Our homes may be our sanctuaries, but they’re also the places where we’re most at risk of experiencing an accident. Statistics from RoSPA show that 2.7 million people arrive at A&E each year after domestic accidents, and everyone has stories about what-are-the-odds slips and trips.

Fortunately, there are plenty of things you can do to reduce your chances of contributing to 2021’s accident statistics. Below, we consider ways to improve your home’s safety, while protecting yourself along the way…

Making your home safe

Cruden homes are safe by design, with standard specifications including safety glass and window locks in every new home. Cutting-edge electrical wiring minimises the risk of shocks or surges, and our fire safety standards meet the stringent regulations established by the UK and Scottish Governments, with mains-powered smoke detectors fitted as standard.
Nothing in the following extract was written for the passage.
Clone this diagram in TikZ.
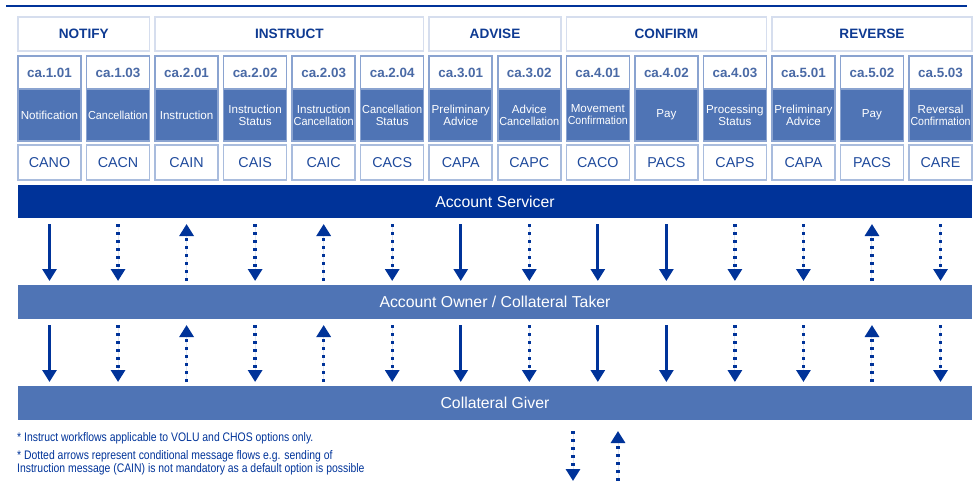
\documentclass[tikz,border=0pt]{standalone}
\usepackage{fontspec}
\setmainfont{Liberation Sans}
\usepackage{graphicx}
\usetikzlibrary{arrows.meta}
\definecolor{dkblue}{HTML}{003399}
\definecolor{midblue}{HTML}{4F74B5}
\definecolor{hdrborder}{HTML}{D6DEEE}
\definecolor{colborder}{HTML}{8AA3D0}
\definecolor{codeborder}{HTML}{A9BCDD}
\definecolor{catext}{HTML}{4A6AA6}
\definecolor{codetext}{HTML}{1F4A9C}
\definecolor{hdrtext}{HTML}{0E3A92}
\newsavebox\fitbox
\newcommand\fitw[1]{\sbox\fitbox{#1}\ifdim\wd\fitbox>60pt\resizebox{60pt}{\height}{\usebox\fitbox}\else\usebox\fitbox\fi}
\newcommand\descr[2]{\edef\tmpb{#2}\ifx\tmpb\empty\fitw{#1}\else\fitw{#1}\\\fitw{#2}\fi}
\newcommand\narrow[1]{\scalebox{0.84}[1]{#1}}
\tikzset{
  box/.style={inner sep=0pt, outer sep=0pt, anchor=north west},
  hdr/.style={box, draw=hdrborder, line width=1.5pt, fill=white, text=hdrtext, font=\fontsize{13.6}{15}\selectfont\bfseries},
  colbox/.style={box, draw=colborder, line width=1.5pt, fill=midblue},
  catop/.style={box, draw=colborder, line width=1.5pt, fill=white, text=catext, font=\fontsize{13.4}{15}\selectfont\bfseries},
  desc/.style={inner sep=0pt, text=white, align=center, font=\fontsize{11.6}{12}\selectfont},
  codebox/.style={box, draw=codeborder, line width=1.5pt, fill=white, text=codetext, font=\fontsize{14.3}{16}\selectfont},
  darkbar/.style={box, fill=dkblue, text=white, minimum width=954pt, font=\fontsize{15.8}{17}\selectfont},
  midbar/.style={box, fill=midblue, text=white, minimum width=954pt, font=\fontsize{15.8}{17}\selectfont},
  solidarr/.style={draw=dkblue, line width=2.8pt, -{Triangle[width=14pt,length=12pt]}, fill=dkblue},
  dotarr/.style={draw=dkblue, line width=3.3pt, dash pattern=on 3.3pt off 4.7pt, -{Triangle[width=14pt,length=12pt]}, fill=dkblue},
  foot/.style={inner sep=0pt, text=dkblue, anchor=base west, font=\fontsize{12.4}{13}\selectfont}
}
\begin{document}
\begin{tikzpicture}[x=1pt,y=-1pt]
\useasboundingbox (0,0) rectangle (977,485);
\coordinate (tl) at (6,6);
\coordinate (tr) at (967,6);
\draw[dkblue, line width=2.2pt] (tl) -- (tr);
% group headers
\foreach \nm/\a/\b/\lbl in {n/1/2/NOTIFY, i/3/6/INSTRUCT, a/7/8/ADVISE, c/9/11/CONFIRM, r/12/14/REVERSE} {
  \pgfmathsetmacro\xa{18+68.54*(\a-1)}
  \pgfmathsetmacro\xb{18+68.54*(\b-1)+63}
  \node[hdr, minimum width={\xb-\xa}, minimum height=34] (h\nm) at (\xa,17) {\lbl};
}
% bars
\node[darkbar, minimum height=33] (serv) at (18,185) {Account Servicer};
\node[midbar, minimum height=34] (owner) at (18,285) {Account Owner / Collateral Taker};
\node[midbar, minimum height=34] (giver) at (18,386) {Collateral Giver};
% columns
\foreach \i/\ca/\la/\lb/\code/\ar in {
  1/ca.1.01/Notification//CANO/0,
  2/ca.1.03/Cancellation//CACN/1,
  3/ca.2.01/Instruction//CAIN/2,
  4/ca.2.02/Instruction/Status/CAIS/1,
  5/ca.2.03/Instruction/Cancellation/CAIC/2,
  6/ca.2.04/Cancellation/Status/CACS/1,
  7/ca.3.01/Preliminary/Advice/CAPA/0,
  8/ca.3.02/Advice/Cancellation/CAPC/1,
  9/ca.4.01/Movement/Confirmation/CACO/0,
  10/ca.4.02/Pay//PACS/0,
  11/ca.4.03/Processing/Status/CAPS/1,
  12/ca.5.01/Preliminary/Advice/CAPA/1,
  13/ca.5.02/Pay//PACS/2,
  14/ca.5.03/Reversal/Confirmation/CARE/1} {
  \pgfmathsetmacro\xl{18+68.54*(\i-1)}
  \pgfmathsetmacro\xc{\xl+31.5}
  \node[colbox, minimum width=63pt, minimum height=85pt] (col\i) at (\xl,56) {};
  \node[catop, minimum width=63pt, minimum height=33pt] (ca\i) at (\xl,56) {\ca};
  \node[desc] (d\i) at (\xc,115) {\descr{\la}{\lb}};
  \node[codebox, minimum width=63pt, minimum height=35pt] (code\i) at (\xl,145) {\code};
  \coordinate (a\i) at (\xc,224);
  \coordinate (b\i) at (\xc,281);
  \coordinate (c\i) at (\xc,325);
  \coordinate (e\i) at (\xc,382);
  \ifcase\ar
    \draw[solidarr] (a\i) -- (b\i); \draw[solidarr] (c\i) -- (e\i);
  \or
    \draw[dotarr] (a\i) -- (b\i); \draw[dotarr] (c\i) -- (e\i);
  \or
    \draw[dotarr] (b\i) -- (a\i); \draw[dotarr] (e\i) -- (c\i);
  \fi
}
% footnotes
\node[foot] (f1) at (17,441) {\narrow{* Instruct workflows applicable to VOLU and CHOS options only.}};
\node[foot] (f2) at (17,459) {\narrow{* Dotted arrows represent conditional message flows e.g. sending of}};
\node[foot] (f3) at (17,472) {\narrow{Instruction message (CAIN) is not mandatory as a default option is possible}};
% legend arrows
\coordinate (l1t) at (573,431);
\coordinate (l1b) at (573,481);
\coordinate (l2t) at (618,431);
\coordinate (l2b) at (618,481);
\draw[dotarr] (l1t) -- (l1b);
\draw[dotarr] (l2b) -- (l2t);
\end{tikzpicture}
\end{document}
Homeowners can build on these solid foundations with intelligent specification choices. For instance, carpeted bedrooms improve traction when we’re at our sleepiest and less attentive. Similarly, textured wooden flooring provides more grip underfoot than smooth 1990s-style laminate boards. Position mats inside and outside external doors to extract water from shoes, and try to leave wet footwear in hallways to reduce the risk of slipping while carrying shopping or squeezing round half-open doors. Polished ceramic surfaces offer far less grip than bumpier flagstones or vinyl, though nothing is softer and grippier than carpet. Speaking of grip, position suction mats and anti-slip strips in baths and shower cubicles.
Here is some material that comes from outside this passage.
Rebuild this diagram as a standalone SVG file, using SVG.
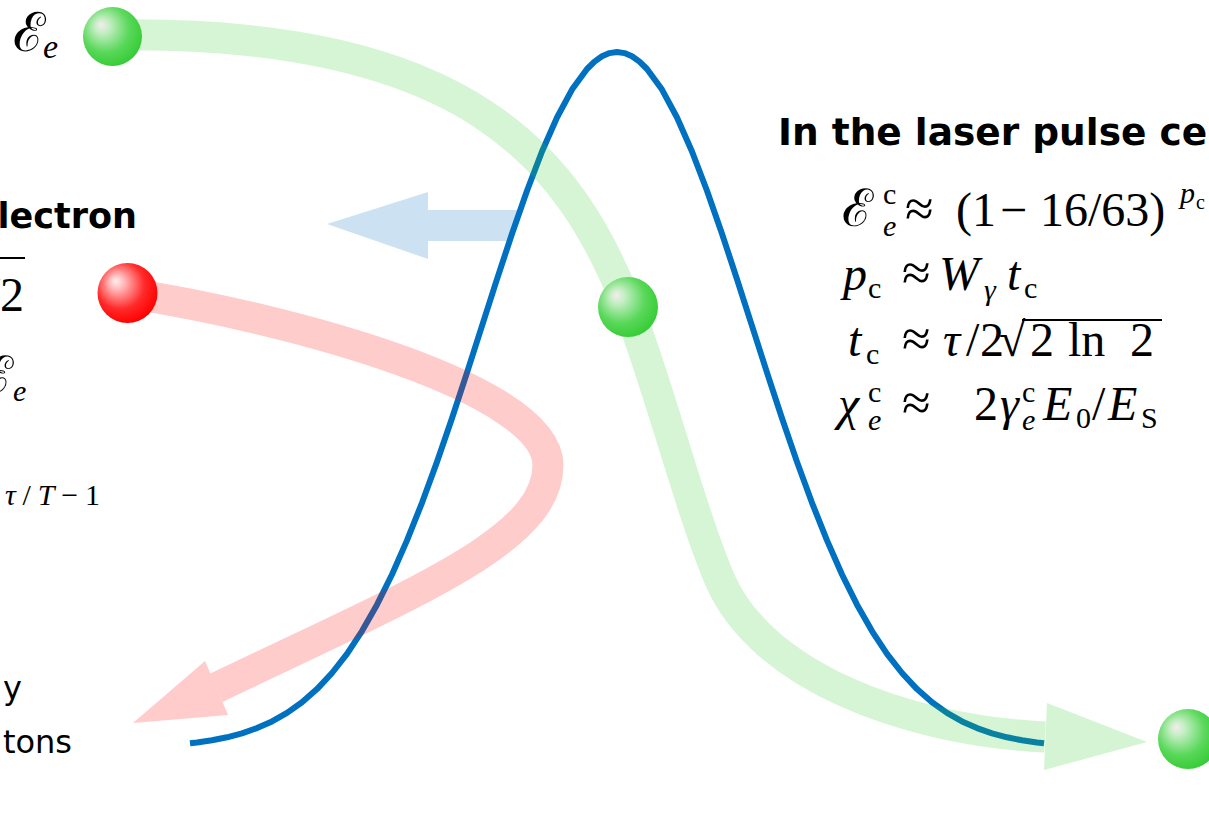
<svg xmlns="http://www.w3.org/2000/svg" width="1209" height="825" viewBox="0 0 1209 825">
<style>
.m{font-family:"Liberation Serif","DejaVu Serif",serif;font-size:48px;fill:#000}
.it{font-style:italic}
.s{font-size:30px}
.ap{font-size:52px}
.hd{font-family:"DejaVu Sans",Verdana,sans-serif;font-weight:bold;font-size:37.5px;fill:#000}
.tx{font-family:"DejaVu Sans",Verdana,sans-serif;font-size:32px;fill:#000}
.pulse{fill:none;stroke:#0070C0;stroke-width:6;stroke-linejoin:round;stroke-linecap:butt}
</style>
<defs>
<radialGradient id="gG" cx="0.42" cy="0.4" r="0.62" fx="0.3" fy="0.3">
<stop offset="0" stop-color="#F6ECEC"/>
<stop offset="0.2" stop-color="#C4EEC4"/>
<stop offset="0.65" stop-color="#5AD85A"/>
<stop offset="1" stop-color="#36CC36"/>
</radialGradient>
<radialGradient id="gR" cx="0.42" cy="0.4" r="0.62" fx="0.3" fy="0.3">
<stop offset="0" stop-color="#FFF0F0"/>
<stop offset="0.2" stop-color="#FFB8B8"/>
<stop offset="0.65" stop-color="#FF2A2A"/>
<stop offset="1" stop-color="#FF0000"/>
</radialGradient>
</defs>
<rect width="1209" height="825" fill="#fff"/>

<g id="pulse">
<polyline class="pulse" points="190,743.3 197,742.5 212,740.3 227,737.3 242,733.3 257,728.1 272,721.4 287,712.9 302,702.3 317,689.1 332,673 347,653.8 362,631.1 377,604.7 392,574.5 407,540.4 422,502.8 437,461.9 452,418.2 467,372.6 482,325.9 497,279.2 512,233.7 527,190.7 542,151.5 557,117.5 572,89.6 587,69 594.5,61.6 602,56.3 609.5,53.1 617,52 624.5,53.1 632,56.3 639.5,61.6 647,69 662,89.6 677,117.5 692,151.5 707,190.7 722,233.7 737,279.2 752,325.9 767,372.6 782,418.2 797,461.9 812,502.8 827,540.4 842,574.5 857,604.7 872,631.1 887,653.8 902,673 917,689.1 932,702.3 947,712.9 962,721.4 977,728.1 992,733.3 1007,737.3 1022,740.3 1037,742.5 1044,743.3"/>
</g>

<g id="connectors">
<g id="arrow-blue" opacity="0.2">
<polygon points="327,224 428,192 428,210 518,210 507,241 428,241 428,259" fill="#0070C0"/>
</g>
<g id="arrow-red" opacity="0.2">
<path d="M127,293 C300,320 548,390 548,465 C548,540 420,590 216,688" fill="none" stroke="#FF0000" stroke-width="31"/>
<polygon points="205,661 228,715 133,723" fill="#FF0000"/>
</g>
<g id="arrow-green" opacity="0.2">
<path d="M113,35 C470,30 570,160 628,307 C658,383 690,510 720,580 C760,673 900,730 1045,737" fill="none" stroke="#2DCD2D" stroke-width="31"/>
<polygon points="1047,703 1044,770 1147,742" fill="#2DCD2D"/>
</g>
</g>

<g id="ball-in"><circle cx="112.5" cy="36.5" r="29.5" fill="url(#gG)"/></g>
<g id="ball-red"><circle cx="127.5" cy="293" r="30" fill="url(#gR)"/></g>
<g id="ball-center"><circle cx="628" cy="307" r="30" fill="url(#gG)"/></g>
<g id="ball-out"><circle cx="1188" cy="739" r="30" fill="url(#gG)"/></g>

<g id="label-in">
<text class="m" x="13" y="51" style="font-size:54px">ℰ</text>
<text class="m it" x="43" y="58" style="font-size:34px">e</text>
</g>

<g id="left-text">
<text class="hd" x="137" y="228" text-anchor="end" style="font-size:35px">lectron</text>
<line x1="0" y1="258" x2="25" y2="258" stroke="#000" stroke-width="2"/>
<text class="m" x="24" y="311" text-anchor="end">/2</text>
<text class="m" x="13" y="393" text-anchor="end" style="font-size:52px">ℰ</text>
<text class="m it s" x="13" y="401">e</text>
<text class="m" x="5" y="505" style="font-size:30px" textLength="95" lengthAdjust="spacing"><tspan class="it">τ</tspan>/<tspan class="it">T</tspan>−1</text>
<text class="tx" x="22" y="699" text-anchor="end">y</text>
<text class="tx" x="72" y="753" text-anchor="end">tons</text>
</g>

<g id="right-text">
<text class="hd" x="778" y="145">In the laser pulse ce</text>
<g id="eq1">
<text class="m" x="842" y="226" style="font-size:52px">ℰ</text>
<text class="m s" x="883" y="204">c</text>
<text class="m it s" x="883" y="236">e</text>
<text class="m ap" x="905" y="226">≈</text>
<text class="m" x="956" y="226">(1</text>
<text class="m" x="1000" y="226">−</text>
<text class="m" x="1040" y="226">16/63)</text>
<text class="m it s" x="1180" y="203">p</text>
<text class="m" x="1196" y="209" style="font-size:20px">c</text>
</g>
<g id="eq2">
<text class="m it" x="843" y="290">p</text>
<text class="m s" x="868" y="298">c</text>
<text class="m ap" x="902" y="290">≈</text>
<text class="m it" x="939" y="290">W</text>
<text class="m it s" x="984" y="300">γ</text>
<text class="m it" x="1007" y="290">t</text>
<text class="m s" x="1024" y="298">c</text>
</g>
<g id="eq3">
<text class="m it" x="848" y="356">t</text>
<text class="m s" x="866" y="364">c</text>
<text class="m ap" x="902" y="356">≈</text>
<text class="m it" x="943" y="356">τ</text>
<text class="m" x="966" y="356">/</text>
<text class="m" x="980" y="356">2</text>
<text class="m" x="999" y="356">√</text>
<line x1="1022" y1="320" x2="1162" y2="320" stroke="#000" stroke-width="2"/>
<text class="m" x="1030" y="356">2</text>
<text class="m" x="1068" y="356">ln</text>
<text class="m" x="1130" y="356">2</text>
</g>
<g id="eq4">
<text class="m it" x="838" y="420">χ</text>
<text class="m s" x="868" y="402">c</text>
<text class="m it s" x="868" y="430">e</text>
<text class="m ap" x="902" y="420">≈</text>
<text class="m" x="974" y="420">2</text>
<text class="m it" x="1000" y="420">γ</text>
<text class="m s" x="1022" y="402">c</text>
<text class="m it s" x="1022" y="430">e</text>
<text class="m it" x="1043" y="420">E</text>
<text class="m s" x="1076" y="428">0</text>
<text class="m" x="1092" y="420">/</text>
<text class="m it" x="1108" y="420">E</text>
<text class="m s" x="1141" y="428">S</text>
</g>
</g>
</svg>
Effective lighting can significantly reduce accident rates around the home, allowing you to see the edge of stair treads or discarded Lego bricks. Kickplate lighting in the kitchen and stair treads won’t cost much to install (or run if they use energy-efficient LED bulbs), but they could avoid a broken ankle. Good lighting is also vital while reading or working from home, since it reduces eyestrain and headaches. And on the subject of home working, tie cables together and secure them in place with bungee cords or cable tidies, rather than letting them snake across the floor.

Keeping yourself safe

Inattention causes accidents, so don’t use a smartphone as you walk downstairs, or try to open a door while talking over your shoulder. Minimise health and safety risks by not  wearing loose robes while cooking on a gas hob, or unplugging something with damp hands. New parents will need to keep their offspring safe by investing in everything from cupboard locks to stair gates and fireguards; the latter may also benefit larger pets. Try to keep animals away from freshly mopped floors, since they could easily slip and hurt themselves.

Although you’re statistically very unlikely to experience a domestic fire, it’s worth investing in a fire blanket and extinguisher. App-controlled smart plugs are less prone to overheating than old-fashioned lamp timers, and only ever use one surge-protected plug adaptor per socket. Get into the habit of unplugging non-essential electrical devices before going to bed, and don’t buy high-wattage lightbulbs unless both the lamp and the shade they’ll be used in are compatible.

Finally, take five minutes to plan an escape strategy if you ever have to vacate your house in a hurry, such as a burst pipe causing severe flooding. Folding cardboard pet carriers are ideal for extracting animals at short notice, and a fireproof box offers robust protection for hard-to-replace documents like passports and birth certificates – while also providing a single item to take with you in an emergency. Expedite hasty departures by ensuring door or window keys are easily accessible, and never obstruct stairwells or external doors.

Finally, may we take this opportunity to wish all our readers and customers, a happy and safe new year!